■ **Instruction**
Report how many lines of the records below include the word "document". Give nothing but the number.

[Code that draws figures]
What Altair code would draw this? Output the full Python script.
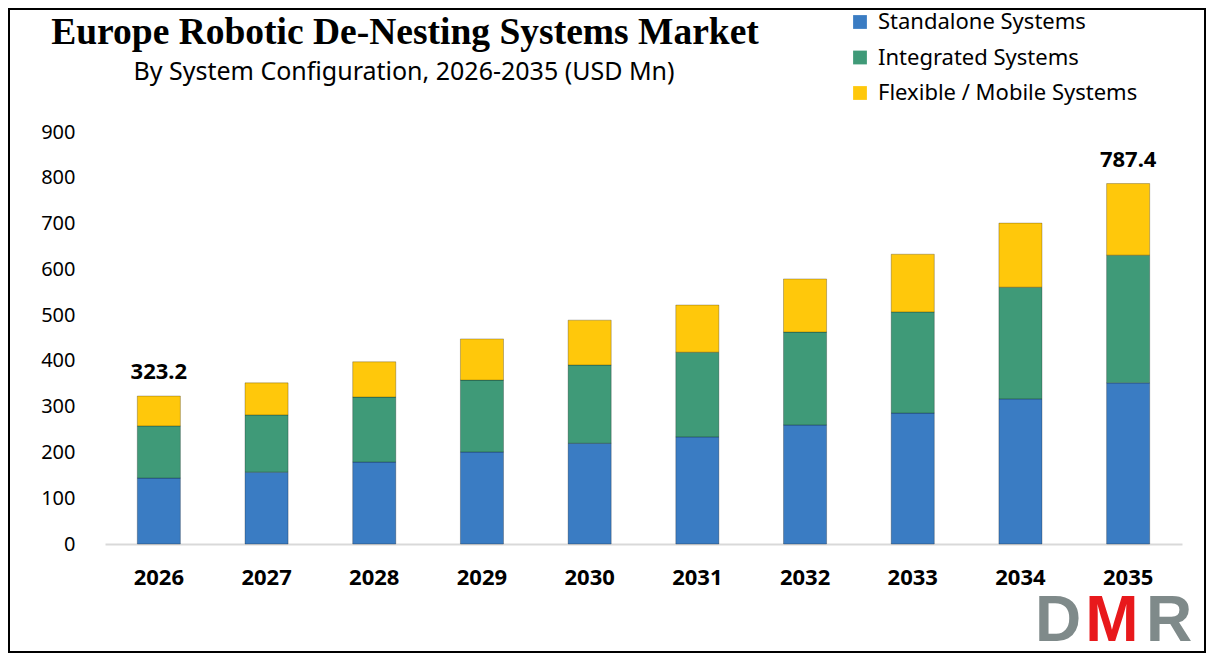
import altair as alt
import pandas as pd

years = ["2026", "2027", "2028", "2029", "2030", "2031", "2032", "2033", "2034", "2035"]
standalone = [144.0, 157.0, 179.0, 201.0, 220.0, 234.0, 260.0, 286.0, 317.0, 352.0]
integrated = [114.0, 125.0, 142.0, 157.0, 171.0, 185.0, 203.0, 221.0, 244.0, 279.0]
flexible = [65.2, 70.0, 77.0, 90.0, 98.0, 103.0, 116.0, 126.0, 140.0, 156.4]
series = ["Standalone Systems", "Integrated Systems", "Flexible / Mobile Systems"]
colors = ["#3A7CC3", "#3F9A78", "#FFC80B"]
labelled_years = ["2026", "2035"]

title_text = "Europe Robotic De-Nesting Systems Market"
subtitle_text = "By System Configuration, 2026-2035 (USD Mn)"

rows = []
for i, y in enumerate(years):
    for k, (name, vals) in enumerate(zip(series, [standalone, integrated, flexible])):
        rows.append({"Year": y, "Segment": name, "Value": vals[i], "order": k})
df = pd.DataFrame(rows)

totals = pd.DataFrame({
    "Year": years,
    "Total": [round(a + b + c, 1) for a, b, c in zip(standalone, integrated, flexible)],
})
totals = totals[totals["Year"].isin(labelled_years)]

W, H = 1077, 412
PL, PT = 97, 124
TOTAL_W, TOTAL_H = 1198, 645
PR = TOTAL_W - PL - W
PB = TOTAL_H - PT - H

sans = "Noto Sans"

x_enc = alt.X("Year:N", sort=years, title=None,
              scale=alt.Scale(paddingInner=0.6, paddingOuter=0.3),
              axis=alt.Axis(labelAngle=0, labelFontSize=22, labelFontWeight="bold",
                            labelFont=sans, labelColor="#000", ticks=False,
                            domainColor="#d9d9d9", domainWidth=2, labelPadding=23))

bars = alt.Chart(df).mark_bar(stroke="#000", strokeOpacity=0.25, strokeWidth=1).encode(
    x=x_enc,
    y=alt.Y("Value:Q", stack="zero", title=None,
            scale=alt.Scale(domain=[0, 900], nice=False),
            axis=alt.Axis(values=list(range(0, 901, 100)), grid=False, domain=False,
                          ticks=False, labelFontSize=20, labelFont=sans,
                          labelColor="#000", labelPadding=30)),
    color=alt.Color("Segment:N", sort=series,
                    scale=alt.Scale(domain=series, range=colors),
                    legend=alt.Legend(title=None, orient="none", legendX=744, legendY=-121,
                                      symbolType="square", symbolSize=190,
                                      symbolStrokeWidth=0, labelFontSize=22,
                                      labelFont=sans, labelColor="#000", labelLimit=400,
                                      rowPadding=13.5, labelOffset=7)),
    order=alt.Order("order:Q"),
)

labels = alt.Chart(totals).mark_text(
    fontSize=22, fontWeight="bold", font=sans, color="#000", dy=-24, baseline="middle"
).encode(
    x=alt.X("Year:N", sort=years),
    y=alt.Y("Total:Q"),
    text=alt.Text("Total:Q", format=".1f"),
)

one = pd.DataFrame({"t": [title_text], "s": [subtitle_text], "d": ["D"], "m": ["M"], "r": ["R"]})

title = alt.Chart(one).mark_text(
    font="Liberation Serif", fontSize=37.5, fontWeight="bold", color="#000",
    align="center", baseline="alphabetic"
).encode(x=alt.value(300), y=alt.value(-88), text="t:N")

subtitle = alt.Chart(one).mark_text(
    font=sans, fontSize=25, color="#000", align="center", baseline="alphabetic"
).encode(x=alt.value(299), y=alt.value(-52), text="s:N")

logo_kw = dict(font="Liberation Sans", fontSize=64, fontWeight="bold",
               align="center", baseline="alphabetic")
logo_d = alt.Chart(one).mark_text(color="#7F8A8A", **logo_kw).encode(
    x=alt.value(1058 - 105), y=alt.value(509), text="d:N")
logo_m = alt.Chart(one).mark_text(color="#E8191C", **logo_kw).encode(
    x=alt.value(1112 - 105), y=alt.value(509), text="m:N")
logo_r = alt.Chart(one).mark_text(color="#7F8A8A", **logo_kw).encode(
    x=alt.value(1169 - 105), y=alt.value(509), text="r:N")

frame = alt.Chart(one).mark_rect(fill=None, stroke="#000", strokeWidth=2).encode(
    x=alt.value(-PL + 1), x2=alt.value(W + PR - 1),
    y=alt.value(-PT + 1), y2=alt.value(H + PB - 1),
)

chart = alt.layer(bars, labels, title, subtitle, logo_d, logo_m, logo_r, frame).properties(
    width=W, height=H,
    autosize=alt.AutoSizeParams(type="none"),
    padding={"left": PL, "top": PT, "right": PR, "bottom": PB},
    background="white",
).configure_view(stroke=None)

chart.save("out.html", embed_options={"renderer": "svg", "actions": False})
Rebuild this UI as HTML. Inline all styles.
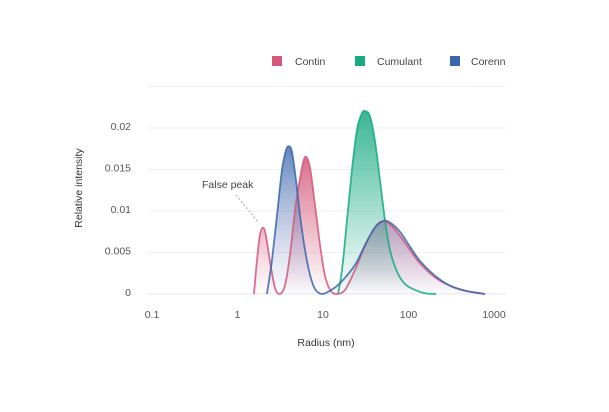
<!DOCTYPE html>
<html><head><meta charset="utf-8"><style>
body{margin:0;background:#fff;font-family:"Liberation Sans",sans-serif;}
svg text{font-family:"Liberation Sans",sans-serif;}
</style></head><body>
<svg id="chart" width="609" height="407" viewBox="0 0 609 407" xmlns="http://www.w3.org/2000/svg">
<defs>
<linearGradient id="gContin" x1="0" y1="0" x2="0" y2="1"><stop offset="0" stop-color="#d4587a" stop-opacity="0.85"/><stop offset="1" stop-color="#d4587a" stop-opacity="0"/></linearGradient>
<linearGradient id="gCorenn" x1="0" y1="0" x2="0" y2="1"><stop offset="0" stop-color="#3b66ad" stop-opacity="0.8"/><stop offset="1" stop-color="#8a9ac8" stop-opacity="0.03"/></linearGradient>
<linearGradient id="gCum" x1="0" y1="0" x2="0" y2="1"><stop offset="0" stop-color="#18aa82" stop-opacity="0.85"/><stop offset="1" stop-color="#18aa82" stop-opacity="0"/></linearGradient>
</defs>
<g id="grid"></g>
<g id="fills"></g>
<g id="marks"></g>
<g id="axes"></g>
<text x="0" y="0" transform="translate(82,188) rotate(-90)" text-anchor="middle" font-size="10.5" fill="#333">Relative intensity</text>
<text x="326" y="346" text-anchor="middle" font-size="10.5" fill="#333">Radius (nm)</text>
<text x="202" y="188" font-size="10.5" fill="#444">False peak</text>
<line x1="236" y1="195" x2="258" y2="222" stroke="#aaa" stroke-width="1" stroke-dasharray="2,2"/>
<g>
<g><rect x="272" y="56" width="10" height="10" fill="#d4587a"/><text x="295" y="65" font-size="10.5" fill="#444">Contin</text></g>
<g><rect x="355" y="56" width="10" height="10" fill="#18aa82"/><text x="377" y="65" font-size="10.5" fill="#444">Cumulant</text></g>
<g><rect x="450" y="56" width="10" height="10" fill="#3b66ad"/><text x="471" y="65" font-size="10.5" fill="#444">Corenn</text></g>
</g>
</svg>
<script>
const xTicks=[0.1,1,10,100,1000];
const xTickLabels=["0.1","1","10","100","1000"];
const yTicks=[0,0.005,0.01,0.015,0.02,0.025];
const yTickLabels=["0","0.005","0.01","0.015","0.02",""];
const continR=[1.56,1.69,1.83,1.99,2.15,2.40,2.75,3.14,3.60,4.11,4.71,5.38,6.16,7.05,8.06,9.23,10.5,12.1,14.2,18.1,23.7,31.0,40.5,49.0,60.8,79.6,104,136,204,306,458,785];
const continV=[0,.0041,.0071,.0080,.0070,.0039,.0007,0,.0011,.0047,.0101,.0139,.0165,.0152,.0107,.0059,.0023,.0005,0,.0005,.0029,.0058,.0080,.0087,.0084,.0070,.0053,.0037,.0020,.0010,.0004,0];
const corennR=[2.21,2.53,2.90,3.31,3.69,4.00,4.34,4.83,5.38,6.16,7.05,8.06,9.73,12.1,15.8,23.7,31.0,40.5,50.3,60.8,79.6,104,136,204,306,458,785];
const corennV=[0,.0041,.0095,.0149,.0173,.0178,.0171,.0137,.0095,.0053,.0023,.0006,0,.0004,.0013,.0035,.0059,.0080,.0088,.0086,.0075,.0057,.0040,.0022,.0010,.0004,0];
const cumR=[14.97,16.7,19.1,21.8,25.0,28.6,31.8,35.5,40.5,46.4,53.1,60.8,73.3,90.9,119,156,210];
const cumV=[0,.0029,.0089,.0149,.0198,.0218,.0220,.0214,.0185,.0137,.0089,.0053,.0027,.0012,.0005,.0001,0];

const X0=152,PER=85.5,Y0=294,YS=8300,XL=148,XR=506;
function xs(r){return X0+PER*(Math.log10(r)+1);}
function ys(v){return Y0-v*YS;}
const NS="http://www.w3.org/2000/svg";
function mk(tag,attrs,parent){const e=document.createElementNS(NS,tag);for(const k in attrs)e.setAttribute(k,attrs[k]);parent.appendChild(e);return e;}
const grid=document.getElementById('grid'),axes=document.getElementById('axes'),marks=document.getElementById('marks'),fills=document.getElementById('fills');
yTicks.forEach((t,i)=>{
  const l=mk('line',{x1:XL,x2:XR,y1:ys(t),y2:ys(t),stroke:i===0?'#e4e4ec':'#f0f0f3','stroke-width':1},grid);
  
  
  if(yTickLabels[i]){
    const tx=mk('text',{x:131,y:ys(t)+2,'text-anchor':'end','font-size':10.5,fill:'#555'},axes);
    tx.textContent=yTickLabels[i];
    
    
  }
});
xTicks.forEach((t,i)=>{
  const tx=mk('text',{x:xs(t),y:318,'text-anchor':'middle','font-size':10.5,fill:'#555'},axes);
  tx.textContent=xTickLabels[i];
  
  
});
function pathD(R,V){
  const p=R.map((r,i)=>[xs(r),ys(V[i])]);
  let d='M'+p[0][0].toFixed(1)+','+p[0][1].toFixed(1);
  for(let i=0;i<p.length-1;i++){
    const a=p[i-1]||p[i],b=p[i],c=p[i+1],e=p[i+2]||c;
    const c1=[b[0]+(c[0]-a[0])/6,b[1]+(c[1]-a[1])/6],c2=[c[0]-(e[0]-b[0])/6,c[1]-(e[1]-b[1])/6];
    c1[1]=Math.min(c1[1],Y0);c2[1]=Math.min(c2[1],Y0);
    d+=' C'+c1[0].toFixed(1)+','+c1[1].toFixed(1)+' '+c2[0].toFixed(1)+','+c2[1].toFixed(1)+' '+c[0].toFixed(1)+','+c[1].toFixed(1);
  }
  return {d,x0:p[0][0],x1:p[p.length-1][0]};
}
const lines=[];
function series(R,V,fill,stroke,name){
  const pd=pathD(R,V);
  const a=mk('path',{d:pd.d+' L'+pd.x1+','+Y0+' L'+pd.x0+','+Y0+' Z',fill:fill},fills);
  
  
  lines.push([pd.d,stroke,name]);
}
series(continR,continV,'url(#gContin)','#d4587a','contin-series');
series(corennR,corennV,'url(#gCorenn)','#3b66ad','corenn-series');
series(cumR,cumV,'url(#gCum)','#18aa82','cumulant-series');
[2,0,1].forEach(i=>{
  const [d,stroke,name]=lines[i];
  const l=mk('path',{d:d,fill:'none',stroke:stroke,'stroke-width':1.8,'stroke-opacity':0.85},marks);
  
  
});
</script>
</body></html>
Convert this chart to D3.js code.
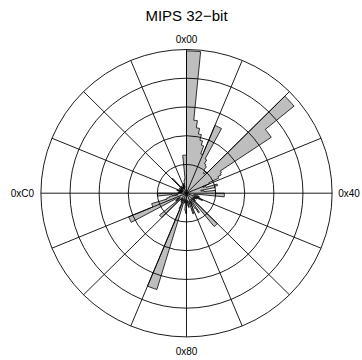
<!DOCTYPE html>
<html>
<head>
<meta charset="utf-8">
<script src="https://cdn.jsdelivr.net/npm/d3@7"></script>
<style>
  html, body { margin: 0; padding: 0; background: #fff; }
  svg { display: block; }
  text { font-family: "Liberation Sans", Arial, Helvetica, sans-serif; fill: #000; }
</style>
</head>
<body>
<svg id="chart" width="362" height="360"></svg>
<script>
// ---- data ----
const title = "MIPS 32\u2212bit";
const bytesPerBin = 2;
// relative frequency per bin of 2 byte values (0x00..0xFF), max scaled to 1
const freq = [
  0.99, 0.99, 0.51, 0.46, 0.42, 0.38, 0.35, 0.29,
  0.51, 0.51, 0.27, 0.24, 0.23, 0.20, 0.18, 0.20,
  0.955, 0.955, 0.70, 0.70, 0.28, 0.27, 0.245, 0.17,
  0.12, 0.14, 0.22, 0.20, 0.10, 0.12, 0.20, 0.20,
  0.26, 0.26, 0.08, 0.06, 0.05, 0.09, 0.07, 0.10,
  0.12, 0.06, 0.08, 0.05, 0.07, 0.06, 0.08, 0.05,
  0.30, 0.30, 0.07, 0.05, 0.16, 0.12, 0.06, 0.09,
  0.11, 0.15, 0.06, 0.08, 0.10, 0.05, 0.07, 0.09,
  0.14, 0.12, 0.05, 0.07, 0.04, 0.06, 0.70, 0.70,
  0.12, 0.08, 0.05, 0.07, 0.04, 0.06, 0.05, 0.07,
  0.24, 0.24, 0.06, 0.09, 0.05, 0.08, 0.43, 0.43,
  0.25, 0.25, 0.14, 0.12, 0.06, 0.10, 0.20, 0.20,
  0.05, 0.03, 0.06, 0.04, 0.05, 0.03, 0.07, 0.04,
  0.05, 0.03, 0.04, 0.06, 0.03, 0.05, 0.04, 0.06,
  0.14, 0.05, 0.04, 0.06, 0.03, 0.05, 0.04, 0.06,
  0.05, 0.07, 0.04, 0.06, 0.09, 0.10, 0.265, 0.265
];
const ringValues = [0.2, 0.4, 0.6, 0.8, 1.0];
const spokeBytes = d3.range(0, 256, 16);
const tickBytes = [0x00, 0x40, 0x80, 0xC0];
const tickLabels = ["0x00", "0x40", "0x80", "0xC0"];

// ---- layout ----
const cx = 186.5, cy = 193.2, R = 145.6, yScale = 0.987;
const labelOffsets = [153.5, 162.5, 158, 164];

const svg = d3.select("#chart");
const ang = d3.scaleLinear().domain([0, 256]).range([0, 2 * Math.PI]);
const rad = d3.scaleLinear().domain([0, 1]).range([0, R]);

svg.append("text")
  .attr("x", cx).attr("y", 20.5)
  .attr("text-anchor", "middle")
  .style("font-size", "15px")
  .text(title);

const g = svg.append("g")
  .attr("transform", `translate(${cx},${cy}) scale(1,${yScale})`);

// bars: outline of the histogram as one star-shaped polygon
const p = d3.path();
freq.forEach((v, i) => {
  const a0 = ang(i * bytesPerBin), a1 = ang((i + 1) * bytesPerBin);
  const r = rad(v);
  const [x0, y0] = d3.pointRadial(a0, r);
  if (i === 0) p.moveTo(x0, y0); else p.lineTo(x0, y0);
  p.arc(0, 0, r, a0 - Math.PI / 2, a1 - Math.PI / 2, false);
});
p.closePath();
g.append("path")
  .attr("d", p.toString())
  .attr("fill", "#bebebe")
  .attr("stroke", "#000")
  .attr("stroke-width", 0.8)
  .attr("stroke-linejoin", "miter");

// grid on top
g.selectAll("circle.ring").data(ringValues).join("circle")
  .attr("class", "ring")
  .attr("r", d => rad(d))
  .attr("fill", "none")
  .attr("stroke", "#000")
  .attr("stroke-width", 0.9);

g.selectAll("line.spoke").data(spokeBytes).join("line")
  .attr("class", "spoke")
  .attr("x1", 0).attr("y1", 0)
  .attr("x2", d => d3.pointRadial(ang(d), rad(1))[0])
  .attr("y2", d => d3.pointRadial(ang(d), rad(1))[1])
  .attr("stroke", "#000")
  .attr("stroke-width", 0.9);

// angle labels
svg.selectAll("text.tick").data(tickBytes).join("text")
  .attr("class", "tick")
  .attr("x", (d, i) => cx + d3.pointRadial(ang(d), labelOffsets[i])[0])
  .attr("y", (d, i) => cy + d3.pointRadial(ang(d), labelOffsets[i])[1])
  .attr("text-anchor", "middle")
  .attr("dominant-baseline", "central")
  .style("font-size", "10px")
  .text((d, i) => tickLabels[i]);
</script>
</body>
</html>
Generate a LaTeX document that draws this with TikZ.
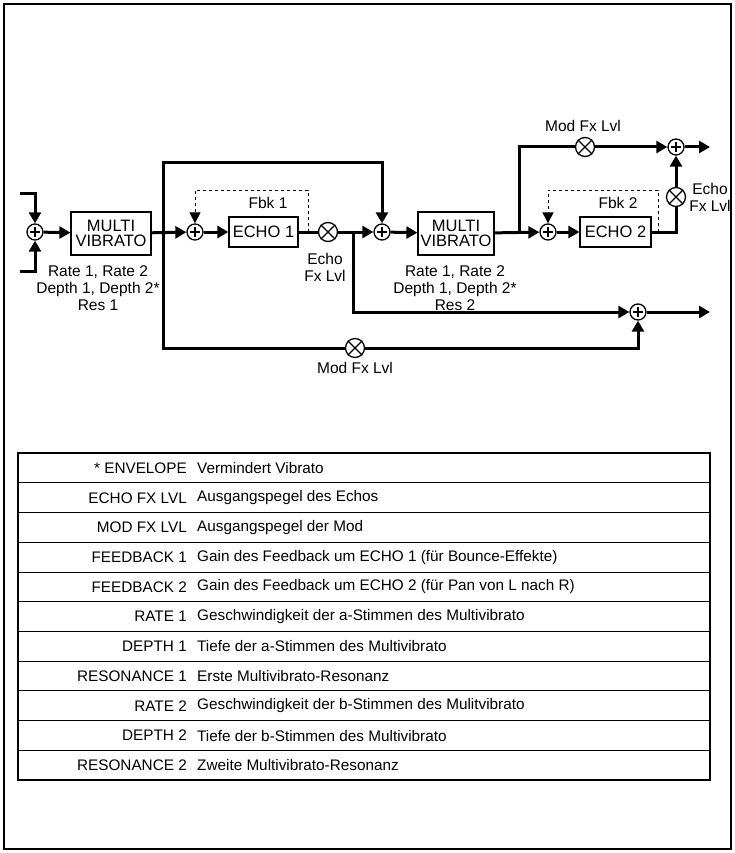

■ **Finished task**
3